The UK’s output fell 0.5 per cent in the fourth quarter of 2010 and grew less than expected in the third quarter, according to the Office for National Statistics.
The ONS revised economic growth in the third quarter down from 0.8 per cent to 0.7 per cent while publishing the latest fourth quarter figures, which are much worse than anticipated.
The figures are likely to encourage those who want the Bank of England to keep interest rates on hold so as not to damage UK’s growth prospects, despite the recent high inflation.
Output in the production and service industries was revised down to 0.5 per cent respectively in the latest quarter. Construction output was also revised down to 3.9 per cent from 4 per cent.

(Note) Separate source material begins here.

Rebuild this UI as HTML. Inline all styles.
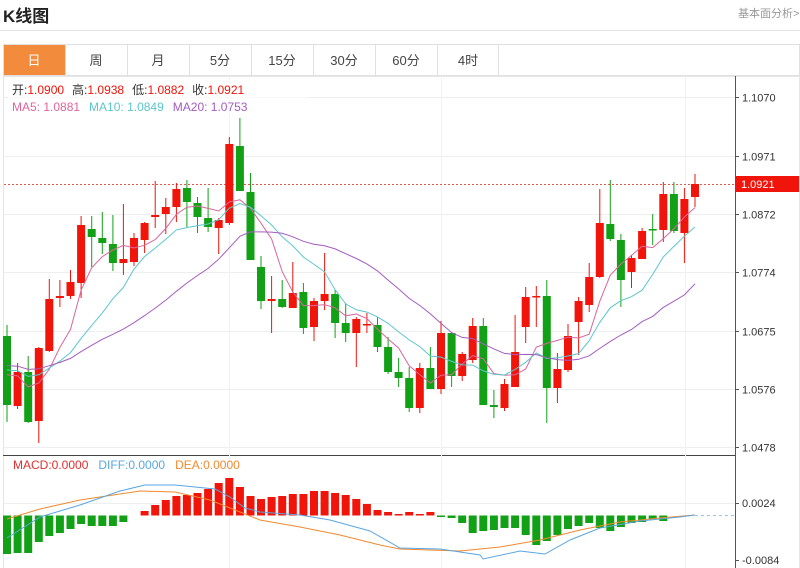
<!DOCTYPE html>
<html><head><meta charset="utf-8">
<style>
html,body{margin:0;padding:0;background:#fff;}
body{width:800px;height:568px;position:relative;overflow:hidden;font-family:"Liberation Sans","Noto Sans CJK SC",sans-serif;}
.t{position:absolute;white-space:nowrap;}
</style></head><body>
<div class="t" style="left:3px;top:2px;font-size:17px;font-weight:bold;color:#222;">K线图</div>
<div class="t" style="left:738px;top:5px;font-size:11px;color:#999;">基本面分析&gt;</div>
<div style="position:absolute;left:0;top:30px;width:800px;height:1px;background:#e2e2e2;"></div>
<svg id="s" width="800" height="568" style="position:absolute;left:0;top:0" xmlns="http://www.w3.org/2000/svg" font-family="Liberation Sans, Noto Sans CJK SC, sans-serif"></svg>
<script>
var s=document.getElementById('s');var h='';var SP=10.585;
function L(x1,y1,x2,y2,c,w,d){h+='<line x1="'+x1+'" y1="'+y1+'" x2="'+x2+'" y2="'+y2+'" stroke="'+c+'" stroke-width="'+(w||1)+'"'+(d?' stroke-dasharray="'+d+'"':'')+'/>';}
function T(x,y,t,c,sz,a){h+='<text x="'+x+'" y="'+y+'" fill="'+c+'" font-size="'+(sz||12)+'"'+(a?' text-anchor="'+a+'"':'')+'>'+t+'</text>';}
h+='<rect x="3.5" y="44.5" width="796" height="31" fill="#fff" stroke="#e0e0e0"/>';
var tabs=['日','周','月','5分','15分','30分','60分','4时'];
for(var i=0;i<8;i++){var x=3+i*62;
 if(i==0)h+='<rect x="4" y="45" width="62" height="30" fill="#f38b3c"/>';
 else L(x+0.5,45,x+0.5,75,'#e0e0e0');
 T(x+31,65,tabs[i],i==0?'#fff':'#444',13,'middle');}
L(4+8*62-1.5,45,4+8*62-1.5,75,'#e0e0e0');
h+='<rect x="3.5" y="76.5" width="796" height="492" fill="none" stroke="#e6e6e6"/>';
L(735.5,76,735.5,568,'#555');
L(3,455.5,735,455.5,'#444');
var ticks=[[97,'1.1070'],[155.5,'1.0971'],[214,'1.0872'],[272,'1.0774'],[330.5,'1.0675'],[389,'1.0576'],[447,'1.0478']];
ticks.forEach(function(t){var y=Math.round(t[0])+0.5;L(4,y,735,y,'#eeeeee');L(735,y,739,y,'#555');T(742,y+4,t[1],'#333',11);});
[229,441,685].forEach(function(x){L(x+0.5,76,x+0.5,568,'#eef2f4');});
L(4,503.5,735,503.5,'#eeeeee');L(735,503.5,739,503.5,'#555');T(742,507,'0.0024','#333',11);
L(735,560.5,739,560.5,'#555');T(742,564,'-0.0084','#333',11);
L(4,184.5,735,184.5,'#e05a4a',1,'2,2');
h+='<rect x="736" y="176" width="63" height="16" fill="#f0140a"/>';T(741,188,'1.0921','#fff',11);
var C=[['g',336,405,325,422],['r',372,406,363,409],['g',372,422,356,423],['r',348,421,347,443],['r',299,351,279,352],['r',296,298,280,307],['r',282,296,270,299],['r',225,283,216,298],['g',229,237,216,267],['g',238,243,212,254],['g',244,263,215,271],['r',259,263,204,275],['r',238,262,233,266],['r',223,240,222,253],['r',215,217,181,228],['r',207,214,198,234],['r',189,207,183,222],['g',188,202,180,227],['g',203,217,197,233],['g',218,227,188,232],['r',220,228,218,254],['r',144,223,137,225],['g',146,191,118,191],['g',192,260,173,260],['g',267,301,256,309],
['r',299,301,276,333],['g',299,307,280,308],['r',293,308,262,308],['g',292,328,283,334],['r',301,327,298,341],['r',294,301,253,310],['g',294,323,290,338],['g',323,333,303,342],['r',319,333,317,367],['r',324,325,313,333],['g',325,347,317,352],['g',347,372,337,374],['g',372,378,358,387],['g',378,408,367,412],['r',368,408,363,413],['g',368,389,347,389],['r',333,389,321,394],['g',333,376,332,387],['r',354,376,352,381],['r',326,360,318,363],['g',326,405,318,405],['g',405,407,390,418],['r',384,408,379,411],['r',352,387,315,387],['r',297,327,287,343],
['r',296,297,286,327],['g',296,388,280,423],['r',369,388,353,403],['r',336,370,324,372],['r',301,322,297,355],['r',277,305,263,312],['r',223,277,189,278],['g',224,239,180,241],['g',240,280,234,307],['r',258,272,255,288],['r',231,259,228,259],['g',229,230,214,245],['r',194,230,182,242],['g',194,231,182,233],['r',199,233,188,263],['r',184,197,174,207]];
var RED='#f0140a',GR='#12a116';
var closes=[];
C.forEach(function(c,i){var x=7+i*SP;var col=c[0]=='r'?RED:GR;
 L(x.toFixed(1),c[3],x.toFixed(1),c[4],col);
 var bh=Math.max(c[2]-c[1],1.5);
 h+='<rect x="'+(x-4).toFixed(1)+'" y="'+c[1]+'" width="8" height="'+bh+'" fill="'+col+'"/>';
 closes.push(c[0]=='r'?c[1]:c[2]);});
var pad=[];for(var k=0;k<19;k++)pad.push(368-k*0.5);pad.reverse();
var all=pad.concat(closes);
function ma(n,col){var pts=[];for(var i=0;i<closes.length;i++){var j=i+19;var sm=0;for(var k=0;k<n;k++)sm+=all[j-k];pts.push((7+i*SP).toFixed(1)+','+(sm/n).toFixed(1));}
 h+='<polyline points="'+pts.join(' ')+'" fill="none" stroke="'+col+'" stroke-width="1"/>';}
ma(5,'#d9669e');ma(10,'#5cc6cf');ma(20,'#a45cc0');
var M=[554,553,553,542,536,533,529,524,526,526,526,522,515,511,505,500,496,495,493,489,483,478,487,496,499,497,496,494,494,491,491,493,495,499,504,510,512,514,512,514,512,517,518,523,533,531,530,528,528,535,545,541,535,529,526,523,528,531,527,523,522,519,521,516,516,516];
M.forEach(function(y,i){var x=7+i*SP;var z=515.5;var up=y<z;var top=up?y:z,hh=Math.abs(y-z);if(hh<1.5)return;
 h+='<rect x="'+(x-4).toFixed(1)+'" y="'+top+'" width="8" height="'+hh+'" fill="'+(up?RED:GR)+'"/>';});
L(695,515.5,735,515.5,'#9cc3e0',1,'3,3');
var D=[[7,538],[40,517],[80,505],[120,491],[145,485],[175,485],[215,489],[230,497],[245,508],[260,512],[300,515],[330,520],[370,531],[400,548],[440,549],[480,555],[483,559],[520,551],[545,554],[570,540],[600,528],[640,521],[680,517],[695,515]];
var E=[[7,519],[40,509],[80,500],[120,494],[140,491],[175,492],[210,500],[230,508],[260,520],[300,527],[340,535],[380,545],[400,549],[460,551],[500,547],[540,540],[580,530],[620,522],[660,518],[695,515]];
h+='<polyline points="'+E.map(function(p){return p.join(',')}).join(' ')+'" fill="none" stroke="#f08a30" stroke-width="1"/>';
h+='<polyline points="'+D.map(function(p){return p.join(',')}).join(' ')+'" fill="none" stroke="#5aa6e0" stroke-width="1"/>';
h+='<rect x="8" y="80" width="300" height="34" fill="#fff" fill-opacity="0.6"/>';
h+='<text x="12" y="94" font-size="12"><tspan fill="#333">开:</tspan><tspan fill="'+RED+'">1.0900</tspan><tspan fill="#333" dx="8">高:</tspan><tspan fill="'+RED+'">1.0938</tspan><tspan fill="#333" dx="8">低:</tspan><tspan fill="'+RED+'">1.0882</tspan><tspan fill="#333" dx="8">收:</tspan><tspan fill="'+RED+'">1.0921</tspan></text>';
h+='<text x="12" y="111" font-size="12"><tspan fill="#e0649a">MA5: 1.0881</tspan><tspan fill="#5cc6cf" dx="9">MA10: 1.0849</tspan><tspan fill="#a45cc0" dx="9">MA20: 1.0753</tspan></text>';
h+='<text x="13" y="469" font-size="12"><tspan fill="#e03030">MACD:0.0000</tspan><tspan fill="#5aa6e0" dx="10">DIFF:0.0000</tspan><tspan fill="#f08a30" dx="10">DEA:0.0000</tspan></text>';
s.innerHTML=h;
</script>
</body></html>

Manufacturing was up 1.1 per cent, but mining was down 1.7 per cent and utilities were down 0.5 per cent. Inventories rose £300m on the quarter. UK’s trade deficit in real terms remained at £9.7 billion at the end of last year. Exports of goods and services rose 1.5 per cent. Imports rose 1.7 per cent.
Schroders European economist Azad Zangana says: “These are a disappointing set of numbers and should dash any threat of a rise in interest rates in the near future.
“With one negative quarter being recorded, should the economy contract over the first three months of 2011, then the UK would head back into a technical recession – something the UK has been very prone to in the past.”